For people who are recommending Soundex, it is very out of date. Metaphone (simpler) or Double Metaphone (complex) are much better. If it really is name data, it should work fine, if the names are European-ish in origin, or at least phonetic.
As for the search, if you care to roll your own, rather than use Aspell or some other smart data structure... pre-calculating possible matches is O(n^2), in the naive case, but we know in order to be matching at all, they have to have a "phoneme" overlap, or may even two. This pre-indexing step (which has a low false positive rate) can take down the complexity a lot (to in the practical case, something like O(30^2 * k^2), where k is << n).
You have two possible issues that you need to address (or not address if you so choose)
Users mistyping a word (an edit distance algorithm)
Users not knowing a word and guessing (a phonetic match algorithm)
Are you interested in both of these, or just one or the other? They are really two separate things; e.g. Sean and Shawn sound the same but have an edit distance of 3 - too high to be considered a typo.

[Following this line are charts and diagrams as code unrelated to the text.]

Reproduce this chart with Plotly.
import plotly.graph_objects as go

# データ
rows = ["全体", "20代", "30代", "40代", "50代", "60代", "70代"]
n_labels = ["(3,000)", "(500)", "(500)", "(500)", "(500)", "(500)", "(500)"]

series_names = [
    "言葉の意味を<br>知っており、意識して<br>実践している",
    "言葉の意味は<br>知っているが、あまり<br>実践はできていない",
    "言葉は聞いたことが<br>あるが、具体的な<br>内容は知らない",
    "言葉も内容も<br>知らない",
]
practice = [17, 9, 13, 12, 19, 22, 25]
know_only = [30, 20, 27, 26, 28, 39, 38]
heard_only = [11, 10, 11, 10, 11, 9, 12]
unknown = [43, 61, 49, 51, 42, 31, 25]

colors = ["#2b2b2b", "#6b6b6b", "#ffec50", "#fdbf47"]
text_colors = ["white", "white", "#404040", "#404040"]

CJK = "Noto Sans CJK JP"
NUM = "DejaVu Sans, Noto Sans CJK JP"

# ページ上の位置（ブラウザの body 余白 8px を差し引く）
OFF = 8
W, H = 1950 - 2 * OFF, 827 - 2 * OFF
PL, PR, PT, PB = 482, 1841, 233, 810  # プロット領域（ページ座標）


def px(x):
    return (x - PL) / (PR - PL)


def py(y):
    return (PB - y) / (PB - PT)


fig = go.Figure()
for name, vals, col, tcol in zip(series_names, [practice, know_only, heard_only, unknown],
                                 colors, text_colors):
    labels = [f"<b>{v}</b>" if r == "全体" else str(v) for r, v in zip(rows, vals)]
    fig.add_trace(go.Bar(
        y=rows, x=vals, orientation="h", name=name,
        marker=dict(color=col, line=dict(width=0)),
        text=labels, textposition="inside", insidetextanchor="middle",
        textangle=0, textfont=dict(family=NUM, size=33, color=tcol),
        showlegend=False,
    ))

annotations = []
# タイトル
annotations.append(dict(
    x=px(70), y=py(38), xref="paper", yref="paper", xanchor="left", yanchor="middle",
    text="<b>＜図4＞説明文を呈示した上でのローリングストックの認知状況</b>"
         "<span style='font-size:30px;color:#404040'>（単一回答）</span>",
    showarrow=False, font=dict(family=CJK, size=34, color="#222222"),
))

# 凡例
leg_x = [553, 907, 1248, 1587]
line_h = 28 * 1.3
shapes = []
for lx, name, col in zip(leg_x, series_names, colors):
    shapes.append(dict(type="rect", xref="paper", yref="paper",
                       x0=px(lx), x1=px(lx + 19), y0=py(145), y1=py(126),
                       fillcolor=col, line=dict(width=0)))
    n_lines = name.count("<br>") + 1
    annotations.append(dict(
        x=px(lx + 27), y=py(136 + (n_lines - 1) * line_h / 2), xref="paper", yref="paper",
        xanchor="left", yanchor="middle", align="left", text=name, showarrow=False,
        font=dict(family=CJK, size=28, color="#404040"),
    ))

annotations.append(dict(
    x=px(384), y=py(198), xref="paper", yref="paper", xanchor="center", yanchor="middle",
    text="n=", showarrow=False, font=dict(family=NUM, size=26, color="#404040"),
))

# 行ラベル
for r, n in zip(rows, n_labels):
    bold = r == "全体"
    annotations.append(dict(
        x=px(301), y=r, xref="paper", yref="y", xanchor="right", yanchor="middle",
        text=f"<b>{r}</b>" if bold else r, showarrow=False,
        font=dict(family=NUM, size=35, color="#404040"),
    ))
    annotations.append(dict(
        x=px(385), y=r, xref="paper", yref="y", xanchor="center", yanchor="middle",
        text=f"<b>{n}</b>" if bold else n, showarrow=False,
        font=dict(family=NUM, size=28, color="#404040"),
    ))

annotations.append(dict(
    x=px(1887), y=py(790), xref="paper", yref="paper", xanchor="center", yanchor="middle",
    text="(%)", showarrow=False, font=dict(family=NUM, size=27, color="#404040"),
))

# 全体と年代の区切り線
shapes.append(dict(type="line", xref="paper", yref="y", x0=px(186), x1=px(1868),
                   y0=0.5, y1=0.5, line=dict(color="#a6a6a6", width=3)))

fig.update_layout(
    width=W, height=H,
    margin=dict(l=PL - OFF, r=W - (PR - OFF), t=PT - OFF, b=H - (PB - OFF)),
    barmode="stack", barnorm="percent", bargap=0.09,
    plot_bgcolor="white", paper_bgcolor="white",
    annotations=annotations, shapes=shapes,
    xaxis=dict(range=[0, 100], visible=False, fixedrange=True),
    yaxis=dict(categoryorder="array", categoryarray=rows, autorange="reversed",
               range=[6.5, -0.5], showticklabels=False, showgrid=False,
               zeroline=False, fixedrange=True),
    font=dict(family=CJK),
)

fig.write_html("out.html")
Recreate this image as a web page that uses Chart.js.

You should pre-index the count of words to ensure you are only suggesting relevant answers (similar to ealdent's suggestion). For example, if I entered sith I might expect to be asked if I meant smith, however if I typed smith it would not make sense to suggest sith. Determine an algorithm which measures the relative likelihood a word and only suggest words that are more likely.
My experience in loose matching reinforced a simple but important learning - perform as many indexing/sieve layers as you need and don't be scared of including more than 2 or 3. Cull out anything that doesn't start with the correct letter, for instance, then cull everything that doesn't end in the correct letter, and so on. You really only want to perform edit distance calculation on the smallest possible dataset as it is a very intensive operation.
So if you have an O(n), an O(nlogn), and an O(n^2) algorithm - perform all three, in that order, to ensure you are only putting your 'good prospects' through to your heavy algorithm.